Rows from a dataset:
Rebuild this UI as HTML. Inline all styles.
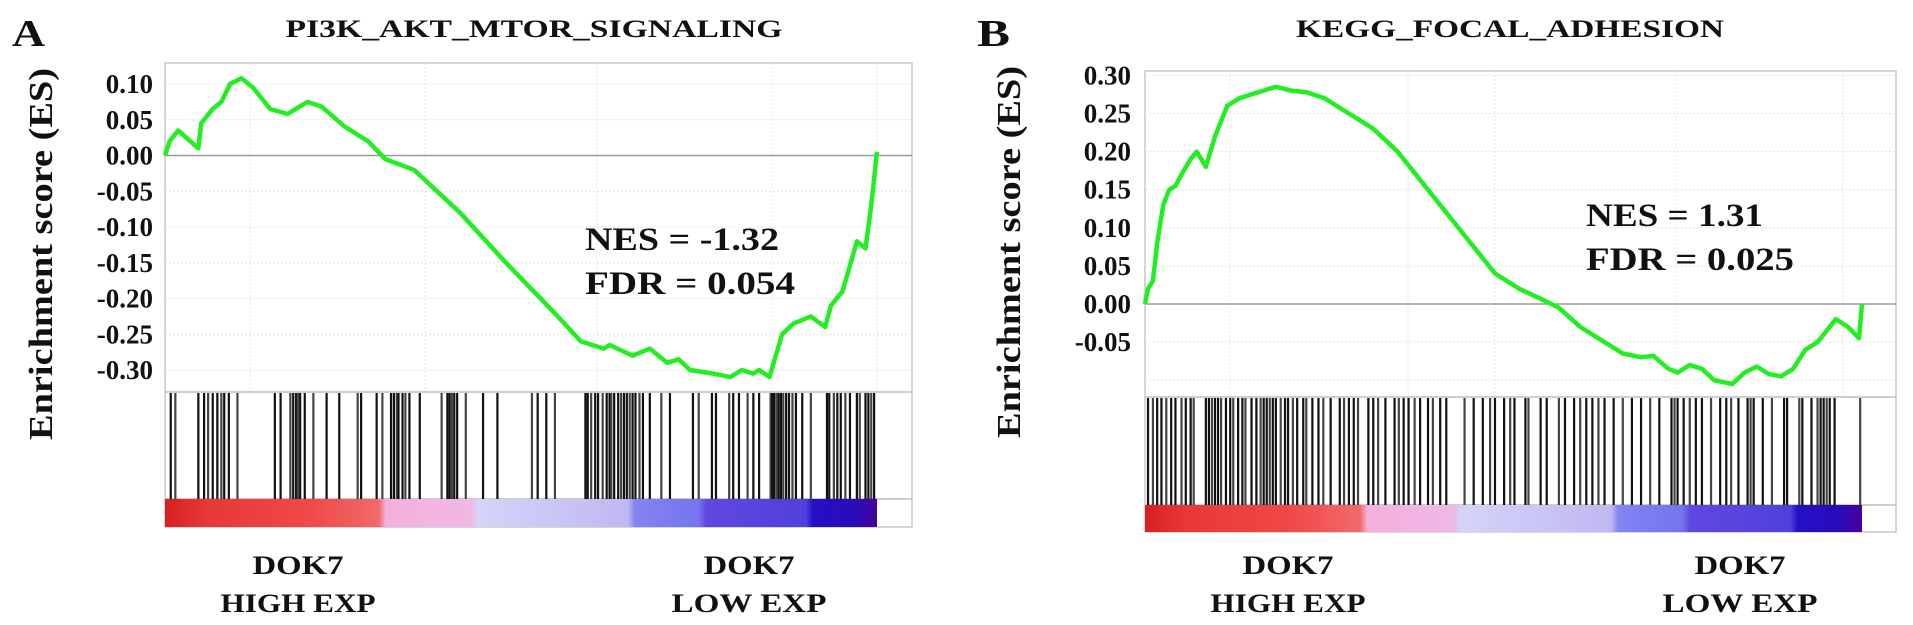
<!DOCTYPE html>
<html><head><meta charset="utf-8">
<style>
html,body{margin:0;padding:0;background:#fff;}
svg{display:block;font-family:"Liberation Serif",serif;font-weight:bold;}
</style></head>
<body>
<svg id="chart" width="1913" height="625" viewBox="0 0 1913 625" xmlns="http://www.w3.org/2000/svg">
<defs>
<linearGradient id="rankGrad" x1="0" x2="1" y1="0" y2="0">
<stop offset="0" stop-color="#d82020"/><stop offset="0.06" stop-color="#e83838"/>
<stop offset="0.2" stop-color="#f04848"/><stop offset="0.3" stop-color="#f06a6a"/>
<stop offset="0.31" stop-color="#f4b0dc"/><stop offset="0.43" stop-color="#f0b8e4"/>
<stop offset="0.44" stop-color="#d4d4f8"/><stop offset="0.65" stop-color="#c0b8f2"/>
<stop offset="0.66" stop-color="#8484f2"/><stop offset="0.75" stop-color="#7474ee"/>
<stop offset="0.76" stop-color="#6048e0"/><stop offset="0.9" stop-color="#5040dc"/>
<stop offset="0.91" stop-color="#2410c4"/><stop offset="0.97" stop-color="#2a0cb8"/>
<stop offset="1" stop-color="#48009a"/>
</linearGradient>
</defs>
</svg>
<script>
// ---------- Panel A data ----------
const aTicks = [0.10, 0.05, 0.00, -0.05, -0.10, -0.15, -0.20, -0.25, -0.30];
const aTickLabels = ["0.10","0.05","0.00","-0.05","-0.10","-0.15","-0.20","-0.25","-0.30"];
const aRanks = [0,8,23,58,63,83,98,113,133,153,183,213,233,248,273,313,353,383,433,513,593,653,683,723,763,773,813,843,873,893,913,953,983,1003,1023,1033,1051,1073,1093,1123,1148,1158,1178,1203,1218,1228,1238];
const aES = [0,0.02,0.035,0.01,0.045,0.065,0.075,0.1,0.108,0.095,0.065,0.058,0.068,0.075,0.068,0.04,0.02,-0.005,-0.02,-0.08,-0.15,-0.2,-0.225,-0.26,-0.27,-0.265,-0.28,-0.27,-0.29,-0.285,-0.3,-0.305,-0.31,-0.3,-0.305,-0.3,-0.31,-0.25,-0.235,-0.225,-0.24,-0.21,-0.19,-0.12,-0.13,-0.07,0.005];
const aHits = [10,18,58,68,75,83,91,98,103,111,126,191,201,218,223,228,231,235,243,258,281,303,335,341,368,378,393,398,403,406,413,418,425,443,481,491,495,499,503,508,523,553,578,638,648,663,678,731,735,741,748,753,761,768,773,776,781,788,793,798,803,808,813,818,825,831,843,863,878,918,928,951,958,981,988,998,1013,1023,1033,1053,1056,1059,1063,1067,1071,1075,1080,1085,1091,1097,1108,1123,1151,1155,1163,1169,1175,1183,1191,1203,1208,1218,1223,1228,1233];
// ---------- Panel B data ----------
const bTicks = [0.30,0.25,0.20,0.15,0.10,0.05,0.00,-0.05];
const bTickLabels = ["0.30","0.25","0.20","0.15","0.10","0.05","0.00","-0.05"];
const bRanks = [0,5,13,20,30,40,50,60,75,85,100,115,135,155,175,195,215,240,265,295,335,375,415,455,495,535,575,615,655,680,715,755,785,815,835,860,875,895,915,935,965,985,1005,1025,1045,1065,1085,1105,1135,1155,1173,1178];
const bES = [0,0.02,0.03,0.08,0.13,0.15,0.155,0.17,0.19,0.2,0.18,0.22,0.26,0.27,0.275,0.28,0.285,0.28,0.278,0.27,0.25,0.23,0.2,0.16,0.12,0.08,0.04,0.02,0.005,-0.005,-0.03,-0.05,-0.065,-0.07,-0.068,-0.085,-0.09,-0.08,-0.085,-0.1,-0.105,-0.09,-0.082,-0.092,-0.095,-0.085,-0.06,-0.05,-0.02,-0.03,-0.045,0];
const bHits = [5,13,20,27,35,43,50,60,67,75,80,100,105,110,115,120,125,133,140,145,153,160,165,175,183,190,195,200,205,210,215,223,230,235,243,250,260,265,275,285,293,305,320,327,335,343,350,367,375,383,395,410,417,425,433,443,452,465,473,485,495,525,540,555,567,575,590,600,607,625,630,650,660,680,690,705,715,725,735,745,755,770,785,800,815,830,845,865,870,875,885,895,905,915,930,945,955,963,975,990,995,1000,1015,1030,1050,1055,1075,1080,1095,1105,1110,1115,1120,1125,1133,1175];

const NS="http://www.w3.org/2000/svg";
const svg=document.getElementById('chart');
function mk(tag,attrs,parent){const e=document.createElementNS(NS,tag);for(const k in attrs)e.setAttribute(k,attrs[k]);(parent||svg).appendChild(e);return e;}
function txt(str,attrs,parent){const e=mk('text',attrs,parent);e.textContent=str;return e;}

function panel(cfg){
  const g=mk('g',{});
  
  
  const xs=r=>cfg.x0+(r-cfg.rmin)/(cfg.rmax-cfg.rmin)*(cfg.x1-cfg.x0);
  const ys=v=>cfg.yZero-v/0.05*cfg.yStep;
  const box=mk('rect',{x:cfg.bx0,y:cfg.by0,width:cfg.bx1-cfg.bx0,height:cfg.cb1-cfg.by0,fill:'#fff',stroke:'#c8c8c8','stroke-width':1.5},g);
  
  
  cfg.gridVals.forEach(v=>{
    const l=mk('line',{x1:cfg.bx0,x2:cfg.bx1,y1:ys(v),y2:ys(v),stroke:'#e4e4e4','stroke-width':1,'stroke-dasharray':'2,2'},g);
    
    
  });
  cfg.vgrid.forEach(x=>{
    const l=mk('line',{x1:x,x2:x,y1:cfg.by0,y2:cfg.esBottom,stroke:'#e4e4e4','stroke-width':1,'stroke-dasharray':'2,2'},g);
    
    
  });
  const z=mk('line',{x1:cfg.bx0,x2:cfg.bx1,y1:ys(0),y2:ys(0),stroke:'#9a9a9a','stroke-width':1.5},g);
  
  
  [cfg.esBottom,cfg.cb0].forEach(y=>{
    const l=mk('line',{x1:cfg.bx0,x2:cfg.bx1,y1:y,y2:y,stroke:'#bdbdbd','stroke-width':1.5},g);
    
    
  });
  cfg.ticks.forEach((v,i)=>{
    const t=txt(cfg.tickLabels[i],{x:cfg.tickX,y:ys(v)+9,'text-anchor':'end','font-size':27,fill:'#111'},g);
    
    
  });
  const hg=mk('g',{},g);
  
  
  cfg.hits.forEach((r,i)=>{
    const l=mk('line',{x1:xs(r),x2:xs(r),y1:cfg.esBottom+1,y2:cfg.cb0,stroke:i%3==1?'#444':'#111','stroke-width':2.2},hg);
    
    
  });
  const cb=mk('rect',{x:cfg.x0,y:cfg.cb0,width:cfg.x1-cfg.x0,height:cfg.cb1-cfg.cb0,fill:'url(#rankGrad)'},g);
  
  
  const pts=cfg.ranks.map((r,i)=>xs(r).toFixed(1)+','+ys(cfg.es[i]).toFixed(1)).join(' ');
  const pl=mk('polyline',{points:pts,fill:'none',stroke:'#22ee22','stroke-width':4.5,'stroke-linejoin':'round'},g);
  
  
  const pt=txt(cfg.title,{x:cfg.titleX,y:37,'text-anchor':'middle','font-size':25,textLength:cfg.titleLen,lengthAdjust:'spacingAndGlyphs',fill:'#111'},g);
  
  
  const pl2=txt(cfg.letter,{x:cfg.letterX,y:46,'font-size':38,textLength:33,lengthAdjust:'spacingAndGlyphs',fill:'#111'},g);
  
  
  const yt=txt('Enrichment score (ES)',{x:0,y:0,'text-anchor':'middle','font-size':34,textLength:372,lengthAdjust:'spacingAndGlyphs',transform:`translate(${cfg.axisX},${cfg.axisY}) rotate(-90)`,fill:'#111'},g);
  
  
  const n=txt(cfg.nes,{x:cfg.nesX,y:cfg.nesY,'font-size':33,textLength:cfg.nesLen,lengthAdjust:'spacingAndGlyphs',fill:'#111'},g);
  
  
  const f=txt(cfg.fdr,{x:cfg.nesX,y:cfg.nesY+44,'font-size':33,textLength:cfg.fdrLen,lengthAdjust:'spacingAndGlyphs',fill:'#111'},g);
  
  
  [[cfg.hiX,'HIGH EXP','high-exp-label'],[cfg.loX,'LOW EXP','low-exp-label']].forEach(([x,s,nm])=>{
    const d=txt('DOK7',{x:x,y:574,'text-anchor':'middle','font-size':26,textLength:91,lengthAdjust:'spacingAndGlyphs',fill:'#111'},g);
    
    
    const h=txt(s,{x:x,y:612,'text-anchor':'middle','font-size':26,textLength:155,lengthAdjust:'spacingAndGlyphs',fill:'#111'},g);
    
    
  });
}

panel({name:'panel-a',letter:'A',letterX:12,title:'PI3K_AKT_MTOR_SIGNALING',titleX:534,titleLen:497,
  bx0:165,bx1:912,by0:63,esBottom:392,cb0:499,cb1:527,x0:165,x1:877,rmin:0,rmax:1238,
  yZero:155.5,yStep:35.75,ticks:aTicks,tickLabels:aTickLabels,gridVals:[0.10,0.05,-0.05,-0.10,-0.15,-0.20,-0.25,-0.30],
  vgrid:[250,425,597,772,877],tickX:153,axisX:52,axisY:254,
  ranks:aRanks,es:aES,hits:aHits,nes:'NES = -1.32',fdr:'FDR = 0.054',nesX:585,nesY:250,nesLen:194,fdrLen:210,hiX:298,loX:749});
panel({name:'panel-b',letter:'B',letterX:977,title:'KEGG_FOCAL_ADHESION',titleX:1510,titleLen:428,
  bx0:1145,bx1:1896,by0:71,esBottom:397,cb0:505,cb1:532,x0:1145,x1:1862,rmin:0,rmax:1178,
  yZero:304,yStep:38.1,ticks:bTicks,tickLabels:bTickLabels,gridVals:[0.30,0.25,0.20,0.15,0.10,0.05,-0.05,-0.10],
  vgrid:[1230,1408,1495,1676,1843],tickX:1131,axisX:1020,axisY:252,
  ranks:bRanks,es:bES,hits:bHits,nes:'NES = 1.31',fdr:'FDR = 0.025',nesX:1586,nesY:226,nesLen:177,fdrLen:208,hiX:1288,loX:1740});
</script>
</body></html>
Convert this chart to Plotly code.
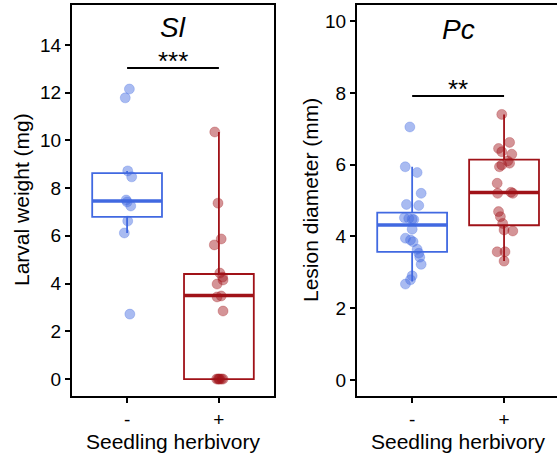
import numpy as np
import plotly.graph_objects as go

# ---------------- data ----------------
groups = ["-", "+"]
group_pos = [0, 1]

# Sl: larval weight (mg)
sl_minus = [12.15, 11.78, 8.72, 8.47, 7.50, 7.42, 7.25, 6.62, 6.12, 2.72]
sl_minus_jit = [0.025, -0.02, 0.007, 0.05, -0.01, 0.0, 0.04, 0.007, -0.03, 0.03]
sl_plus = [10.35, 7.37, 5.87, 5.62, 4.44, 4.27, 4.15, 3.98, 3.48, 3.44, 2.85,
           0, 0, 0, 0, 0, 0]
sl_plus_jit = [-0.045, -0.01, 0.025, -0.05, 0.01, 0.04, 0.045, -0.02, 0.025, -0.02, 0.045,
               -0.025, -0.01, 0.0, 0.01, 0.03, 0.045]
# box summaries: q1, median, q3, lower whisker, upper whisker
sl_q1 = [6.79, 0.0]
sl_med = [7.46, 3.50]
sl_q3 = [8.63, 4.40]
sl_lo = [6.12, 0.0]
sl_hi = [8.72, 10.35]

# Pc: lesion diameter (mm)
pc_minus = [7.05, 5.94, 5.78, 5.20, 4.89, 4.86, 4.52, 4.50, 4.48, 4.47, 4.20,
            3.95, 3.90, 3.85, 3.64, 3.53, 3.42, 3.22, 2.90, 2.79, 2.67]
pc_minus_jit = [-0.025, -0.075, 0.054, 0.098, -0.062, 0.072, -0.084, -0.037, 0.0, 0.018, 0.0,
                -0.073, -0.018, 0.01, 0.054, 0.072, 0.083, 0.098, 0.0, -0.018, -0.073]
pc_plus = [7.40, 6.62, 6.45, 6.36, 6.29, 6.10, 6.04, 5.99, 5.94, 5.48, 5.20, 5.23, 5.20,
           4.69, 4.55, 4.36, 4.18, 4.15, 3.57, 3.57, 3.31]
pc_plus_jit = [-0.025, 0.06, -0.06, -0.025, 0.084, 0.04, 0.06, -0.025, -0.05, -0.075, -0.07,
               0.075, 0.095, -0.06, -0.04, -0.015, 0.0, 0.095, -0.075, 0.01, 0.0]
pc_q1 = [3.57, 4.31]
pc_med = [4.32, 5.22]
pc_q3 = [4.66, 6.14]
pc_lo = [2.74, 3.31]
pc_hi = [5.94, 7.40]

sig_y = [13.03, 7.91]
sig_text = ["***", "**"]
panel_titles = ["Sl", "Pc"]
y_titles = ["Larval weight (mg)", "Lesion diameter (mm)"]
x_title = "Seedling herbivory"

# ---------------- style ----------------
BLUE = "rgb(65,105,225)"
BLUE_PT = "rgba(65,105,225,0.45)"
RED = "rgb(160,18,24)"
RED_PT = "rgba(160,18,24,0.45)"
colors = [BLUE, RED]
pt_colors = [BLUE_PT, RED_PT]
FONT = "Liberation Sans, Arial, sans-serif"
BW = 0.76

fig = go.Figure()

panels = [
    dict(xa="x", ya="y", pts=[(sl_minus, sl_minus_jit), (sl_plus, sl_plus_jit)],
         q1=sl_q1, med=sl_med, q3=sl_q3, lo=sl_lo, hi=sl_hi),
    dict(xa="x2", ya="y2", pts=[(pc_minus, pc_minus_jit), (pc_plus, pc_plus_jit)],
         q1=pc_q1, med=pc_med, q3=pc_q3, lo=pc_lo, hi=pc_hi),
]

for pi, p in enumerate(panels):
    for gi in range(2):
        c = group_pos[gi]
        fig.add_trace(go.Box(
            x=[c], q1=[p["q1"][gi]], median=[p["med"][gi]], q3=[p["q3"][gi]],
            lowerfence=[p["lo"][gi]], upperfence=[p["hi"][gi]],
            width=BW, whiskerwidth=0, boxpoints=False,
            fillcolor="rgba(0,0,0,0)", line=dict(color=colors[gi], width=1.8),
            xaxis=p["xa"], yaxis=p["ya"], showlegend=False, hoverinfo="skip"))
        # thicker median line
        fig.add_trace(go.Scatter(
            x=[c - BW / 2, c + BW / 2], y=[p["med"][gi]] * 2, mode="lines",
            line=dict(color=colors[gi], width=3.5),
            xaxis=p["xa"], yaxis=p["ya"], showlegend=False, hoverinfo="skip"))
        vals, jit = p["pts"][gi]
        fig.add_trace(go.Scatter(
            x=[c + j for j in jit], y=vals, mode="markers",
            marker=dict(size=10, color=pt_colors[gi],
                        line=dict(color=pt_colors[gi], width=0.6)),
            xaxis=p["xa"], yaxis=p["ya"], showlegend=False, hoverinfo="skip"))
    # significance bar
    fig.add_trace(go.Scatter(
        x=[group_pos[0], group_pos[1]], y=[sig_y[pi]] * 2, mode="lines",
        line=dict(color="black", width=2),
        xaxis=p["xa"], yaxis=p["ya"], showlegend=False, hoverinfo="skip"))

W, H = 557, 465
def px(v):
    return v / W
def py(v):
    return 1 - v / H

axis_common = dict(showline=True, linecolor="black", linewidth=2, ticks="outside",
                   ticklen=5, tickwidth=2, tickcolor="black", showgrid=False, zeroline=False,
                   tickfont=dict(family=FONT, size=19, color="black"))

fig.update_layout(
    width=W, height=H, margin=dict(l=0, r=0, t=0, b=0),
    plot_bgcolor="white", paper_bgcolor="white",
    xaxis=dict(domain=[px(72), px(274)], range=[-0.6, 1.6], tickvals=group_pos, ticktext=groups,
               mirror=True, **axis_common),
    yaxis=dict(domain=[py(396), py(5)], range=[-0.71, 15.67], tickvals=list(range(0, 15, 2)),
               mirror=True, **axis_common),
    xaxis2=dict(domain=[px(357), 1.0], range=[-0.6, 1.576], tickvals=group_pos, ticktext=groups,
                mirror=True, anchor="y2", **axis_common),
    yaxis2=dict(domain=[py(396), py(5)], range=[-0.45, 10.45], tickvals=list(range(0, 11, 2)),
                mirror=False, anchor="x2", **axis_common),
)

annots = []
for pi, (xr, yr) in enumerate([("x", "y"), ("x2", "y2")]):
    annots.append(dict(x=0.5, xref=xr, y=py(27 if pi == 0 else 29), yref="paper",
                       text="<i>%s</i>" % panel_titles[pi], showarrow=False,
                       font=dict(family=FONT, size=28, color="black"),
                       xanchor="center", yanchor="middle"))
    annots.append(dict(x=0.5, xref=xr, y=sig_y[pi], yref=yr, text=sig_text[pi],
                       showarrow=False, font=dict(family=FONT, size=26, color="black"),
                       xanchor="center", yanchor="bottom", yshift=-10))
    annots.append(dict(x=0.5, xref=xr, y=py(441), yref="paper", text=x_title,
                       showarrow=False, font=dict(family=FONT, size=21, color="black"),
                       xanchor="center", yanchor="middle"))
annots.append(dict(x=px(21), xref="paper", y=py(200), yref="paper", text=y_titles[0],
                   textangle=-90, showarrow=False,
                   font=dict(family=FONT, size=21, color="black"),
                   xanchor="center", yanchor="middle"))
annots.append(dict(x=px(310), xref="paper", y=py(200), yref="paper", text=y_titles[1],
                   textangle=-90, showarrow=False,
                   font=dict(family=FONT, size=21, color="black"),
                   xanchor="center", yanchor="middle"))
fig.update_layout(annotations=annots)

fig.write_html("out.html")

• _GIVEN REQUEST_: Transcribe, leaving out pictures, each line from the one containing "Convert this chart to Plotly code." through the one containing "sl_hi = [8.72, 10.35]".

• _COMPLETE RESPONSE_:
Convert this chart to Plotly code.
import numpy as np
import plotly.graph_objects as go

# ---------------- data ----------------
groups = ["-", "+"]
group_pos = [0, 1]

# Sl: larval weight (mg)
sl_minus = [12.15, 11.78, 8.72, 8.47, 7.50, 7.42, 7.25, 6.62, 6.12, 2.72]
sl_minus_jit = [0.025, -0.02, 0.007, 0.05, -0.01, 0.0, 0.04, 0.007, -0.03, 0.03]
sl_plus = [10.35, 7.37, 5.87, 5.62, 4.44, 4.27, 4.15, 3.98, 3.48, 3.44, 2.85,
           0, 0, 0, 0, 0, 0]
sl_plus_jit = [-0.045, -0.01, 0.025, -0.05, 0.01, 0.04, 0.045, -0.02, 0.025, -0.02, 0.045,
               -0.025, -0.01, 0.0, 0.01, 0.03, 0.045]
# box summaries: q1, median, q3, lower whisker, upper whisker
sl_q1 = [6.79, 0.0]
sl_med = [7.46, 3.50]
sl_q3 = [8.63, 4.40]
sl_lo = [6.12, 0.0]
sl_hi = [8.72, 10.35]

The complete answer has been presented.